It is notoriously difficult to trace the lineage of modern citrus fruits. The total number of citrus species is unknown, and nearly all of them are capable of breeding with one another, which has resulted in a never-ending list of hybrid fruits. The mandarin is thought to be one of the original parent species, along with the citron and the pomelo. Over the course of thousands of years, these three trees collectively gave rise to Meyer lemons, grapefruits, kumquats, limes, and all of their family members.
Mandarins probably originated in northeastern India. The fruits were first exported to the West via Tangier, Morocco, which led to the popular name "tangerine." Today, the term "tangerine" can refer to mandarins with orange-red skin and a squat shape, but the name itself has no real botanical significance.
I find the simplest way to categorize mandarins is by grouping them into early, middle and late season varieties. This method makes the most sense for a cook. From somewhere around Thanksgiving to New Years Eve, look for early season varieties such as the Satsuma, which is tangy, usually seedless, and delicate. From Christmas through March, middle season varieties reach their peak. One of these, the Clementine is perhaps the most well known mandarin, and its popularity is rising. Increasing numbers of imported Clementines come from Spain, but some of the juiciest, most aromatic Clementines are grown in the Mediterranean-like climate of San Diego County. As the season draws to a close, from March to May, choose the Pixie. This late-season variety, no bigger than a ping-pong ball, grows extraordinarily well in the areas surrounding Ojai. Pixies were initially a tough sell to supermarkets because of their petite size, but were quickly scooped up by chefs and soon became a Southern California farmers' market favorite.

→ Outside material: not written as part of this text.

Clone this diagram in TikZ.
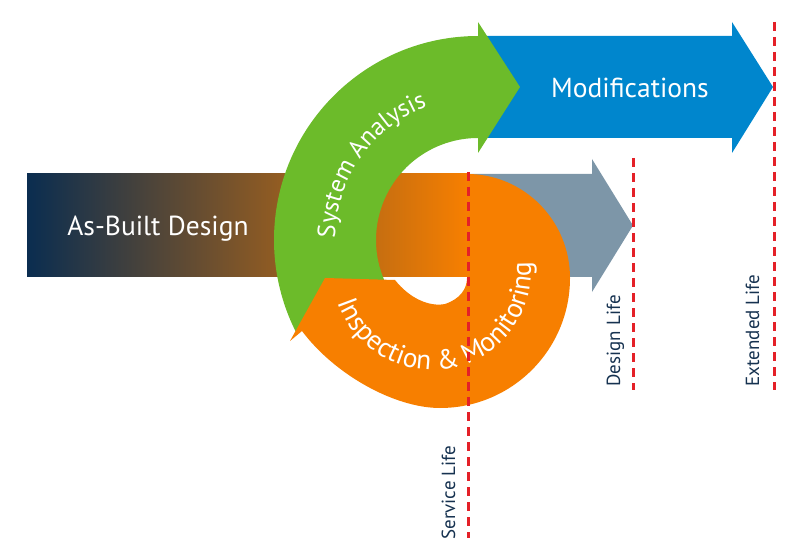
\documentclass[tikz,border=0pt]{standalone}
\usepackage{fontspec}
\setmainfont{PT Sans}
\usepackage{tikz}
\usetikzlibrary{decorations.text}

\definecolor{abnavy}{RGB}{10,45,80}
\definecolor{abbrown}{RGB}{105,74,52}
\definecolor{imorange}{RGB}{247,127,0}
\definecolor{sagreen}{RGB}{108,187,42}
\definecolor{modblue}{RGB}{0,134,205}
\definecolor{dlgrey}{RGB}{125,150,168}
\definecolor{lifered}{RGB}{228,32,40}
\definecolor{labelblue}{RGB}{22,50,80}

\newcommand\satext{\fontsize{25}{29}\selectfont}
\newcommand\imtext{\fontsize{27.5}{31}\selectfont}

\begin{document}
\begin{tikzpicture}[x=1pt,y=1pt,
  bigtext/.style={text=white,font=\fontsize{27.5}{32}\selectfont,anchor=base},
  lifeline/.style={lifered,line width=3pt,dash pattern=on 9pt off 6pt},
  lifelabel/.style={rotate=90,anchor=base west,text=labelblue,font=\fontsize{19}{22}\selectfont}]
  \useasboundingbox (0,0) rectangle (795,555);

  %As-Built band and Design Life arrow
  \shade[left color=abnavy,middle color=abbrown,right color=imorange] (27,278) rectangle (467,381);
  \fill[dlgrey] (467,278) -- (592,278) -- (592,263) -- (633,329.5) -- (592,396) -- (592,381) -- (467,381) -- cycle;

  %Modifications
  \fill[modblue] (478,417) -- (732,417) -- (732,402) -- (773,468) -- (732,533) -- (732,519) -- (478,519) -- cycle;

  %System Analysis
  \fill[sagreen,shift={(478,315)}] (207:102) arc (207:90:102) -- (0,87) -- (42,153) -- (0,218) -- (0,204) arc (90:207:204) -- cycle;
  \path[shift={(478,315)},decorate,decoration={text along path,text align=center,text color=white,
    text={|\satext|System Analysis}}] (205:143) arc (205:85:143);

  %Inspection & Monitoring
  \fill[imorange] (467,381) arc[start angle=90,end angle=0,x radius=103,y radius=104]
    arc[start angle=0,end angle=-90,radius=130]
    .. controls (395,147) and (335,180) .. (302,224) -- (290,214) -- (325,277) -- (395,275)
    .. controls (410,256) and (430,248) .. (445,251) .. controls (460,256) and (467,266) .. (467,277) -- cycle;
  \path[shift={(432,284)},decorate,decoration={text along path,text align=center,text color=white,
    text={|\imtext|Inspection {\&} Monitoring}}] (190:99) arc (190:374:99);

  \node[bigtext] (asbuilt) at (158,319) {As-Built Design};
  \node[bigtext] (modif) at (630,457) {Modifications};

  %Life lines
  \coordinate (sl-top) at (468,383);
  \coordinate (sl-bot) at (468,17);
  \coordinate (dl-top) at (633,397);
  \coordinate (dl-bot) at (633,165);
  \coordinate (el-top) at (774,533);
  \coordinate (el-bot) at (774,165);
  \draw[lifeline] (sl-top) -- (sl-bot);
  \draw[lifeline] (dl-top) -- (dl-bot);
  \draw[lifeline] (el-top) -- (el-bot);
  \node[lifelabel] (sl-lab) at (455,12) {Service Life};
  \node[lifelabel] (dl-lab) at (620,165) {Design Life};
  \node[lifelabel] (el-lab) at (759,165) {Extended Life};
\end{tikzpicture}
\end{document}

Unsurprisingly, there is one mandarin that doesn't quite fit into these seasonal groupings. If you can get your hands on any walnut-sized, seedless Kishus, buy as many as possible. They are grown by just a handful of farmers in California, their season lasts for only the month of January, and their flavor is superb.
Black Cod and Mandarin En Papillote
Cooking fish en papillote, or in parchment paper, is a wonderful way to seal in the juices, and it also happens to look festive. You can assemble these fish packages earlier in the day and bake them just before dinner. This recipe is easily doubled or halved.
4 ounces (about 6 cups) baby spinach
4 5-ounce black cod fillets
4 teaspoons rice vinegar
4 teaspoons extra-virgin olive oil
2 teaspoons finely grated fresh ginger
4 small mandarins, peeled and pulled apart into segments
1 clove garlic, peeled and thinly sliced
½ teaspoon cayenne
½ stick (4 tablespoons) unsalted butter
Kosher salt and freshly ground black pepper
Preheat the oven to 425°F.
Cut 4 pieces of parchment paper, each about 20 inches long. Mound 1½ cups spinach in the center of each paper. Place 1 fillet on top of each mound of spinach, and drizzle each fillet with 1 teaspoon rice vinegar and 1 teaspoon olive oil. Spread the ginger evenly across the fish, scatter the mandarin segments and garlic, and sprinkle the cayenne among the fillets. Top each fillet with 1 tablespoon butter and a generous sprinkling of salt and pepper.
Fold parchment over fish, making small but tight pleats around the edges to seal. Tie with twine. Repeat with remaining parchment. Transfer the packages to a rimmed baking sheet, and bake for 15 - 22 minutes, depending on the thickness of the fillets. They should puff up with steam. It's okay to peak inside to check if the fish is done cooking; just be sure to seal the parchment again.
To serve, place packages directly on each of 4 plates. At the table, untie the twine and cut open the parchment, being careful to avoid the hot steam.